We can’t answer individual queries but if after reading the site, you do have an unanswered question, please complete the form at the bottom of the page. If we can, we will add some information on the site in the future to help you with the issue.
Cost And Time
How much does it cost?
The court fees were increased significantly in April 2014. The up to date fees can be found on the www.justice.gov.uk website. The form you need to find is form EX50.
Will I get my court fees back?
If your claim is successful, the court will usually order the other side to pay you any court fees you have incurred along the way.
However, when deciding to pursue a claim, you need to consider whether the person you are pursuing has the means to pay you if the claim is successful. Whilst the court may well order the other side to pay your court fees if you win, there is no guarantee the other side will actually pay them. Bear this in mind. If a judgment is unpaid, you can take steps to try to recover the money such as Court Bailiff / Sheriff, attachment of earnings, etc.
How long will it take?
Generally, you can expect it to take anywhere between 3-9 months for a claim to reach trial, after issuing the claim at court. Much depends upon how busy the courts are and what steps need to be taken before the trial itself.
I have lots of documents I want to bring to the Judge’s attention. How can He possibly get through them all?
In short, the Judge can’t. He has very limited time to listen to the witness evidence and to read the documents. When preparing your witness statements, you should refer to (and possibly exhibit) the most important documents and the parts the Judge needs to read. If you want the him to consider a box full of disorganised documents, it simply isn’t going to happen. For any documents not exhibited to witness statements, organise them logically by putting them in sections and in chronological order.
Do I need to provide colour copies of everything?
No, unless the colour is important. Photographs for example, should be in colour and clear. Invoices however, will probably suffice in black and white. If the authenticity of the documents might be questioned, you should ensure that you take the originals of the documents with you.
What can I do if a witness won’t attend?
The court rules allow you to “witness summons” witness to make it compulsory for him / her to attend. Failure of a witness to attend after a witness summons could be contempt of court and result in criminal proceedings against the witness. However, a Judge might not think it appropriate to witness summons for a small claim and might just expect you to do the best with the evidence you can put before the court. If you want to try to obtain a witness summons, you should do so well in advance of the trial.

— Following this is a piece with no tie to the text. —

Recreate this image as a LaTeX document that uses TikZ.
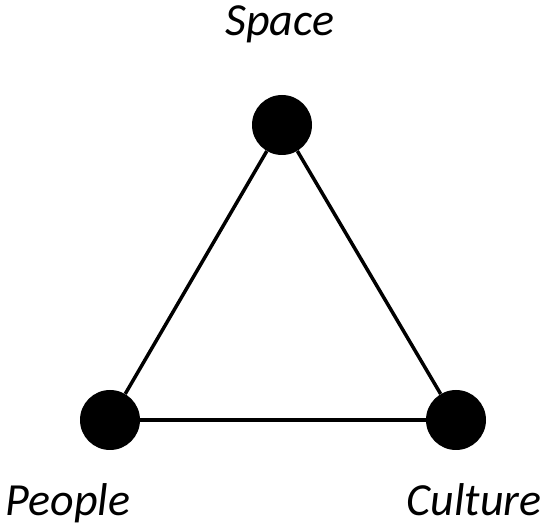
\documentclass[tikz,border=0pt]{standalone}
\usepackage{fontspec}
\setmainfont{Carlito}
\usetikzlibrary{positioning}

\begin{document}
\begin{tikzpicture}[
  x=1pt, y=-1pt,
  vertex/.style={circle, fill=black, inner sep=0pt, minimum size=60pt},
  edge/.style={line width=3.5pt, color=black},
  caption/.style={font=\fontsize{46}{52}\selectfont\itshape, inner sep=0pt, anchor=base},
]
  \useasboundingbox (0,0) rectangle (547,529);

  % vertices
  \node[vertex] (space) at (282,125) {};
  \node[vertex] (people) at (110,420) {};
  \node[vertex] (culture) at (456,420) {};

  % edges
  \draw[edge] (space) -- (people);
  \draw[edge] (people) -- (culture);
  \draw[edge] (culture) -- (space);

  % labels
  \node[caption] (lspace) at (280,36) {Space};
  \node[caption] (lpeople) at (68,516) {People};
  \node[caption] (lculture) at (474,516) {Culture};
\end{tikzpicture}
\end{document}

My opponent hasn’t served any documents on me before the trial. What should I do if he turns up with documents on the day of the trial?
You should make the Judge aware that the other side are relying upon documents not disclosed in accordance with the order of the court. It is for the Judge to decide whether he will allow the documents to be considered. The risk in objecting, is that the Judge may adjourn the trial to give you time to read through the documents. That could mean the trial hearing is postponed another day.
What can I do if someone is lying to the Judge at trial?
First of all, keep your cool. You will have the opportunity to put across your version of events. It is up to the Judge to decide who he thinks is telling the truth. If you have documents you can put before the Judge to prove the person is lying, make sure you bring them to the Judge’s attention. Whether you try to dive in straight away or wait whilst he digs himself a hole, is a judgment call for you to make.
Am I Going To Win?
Our website does not and cannot give advice on the law, the merits of a claim or whether going to court is the right decision. If you need advice on the law affecting your case, we recommend you speak to a solicitor or the CAB.
There are useful websites out there which offer guidance, in particular on consumer issues:
About Small Claims Court Genie And What We Do
I have a question about my case. Can you help?
No. Small Claims Court Genie provides free hints and tips on general small claims court procedure. We do not give advice on individual claims or queries.
Are you solicitors?
No. We are not a firm of solicitors or regulated by the SRA. We do not provide legal advice.
I don’t know what to do with my small claim. What should I do?
Check out the resources page and look at the links. You might be able to find help by contacting one of those listed. For the best advice, speak to a professional.
I have read through your site. Is there anything else I need to know?
The civil procedure rules which apply to civil claims are vast. Our site contains a few hints and tips, along with an overview of what to expect. It is not a comprehensive explanation of the civil procedure rules.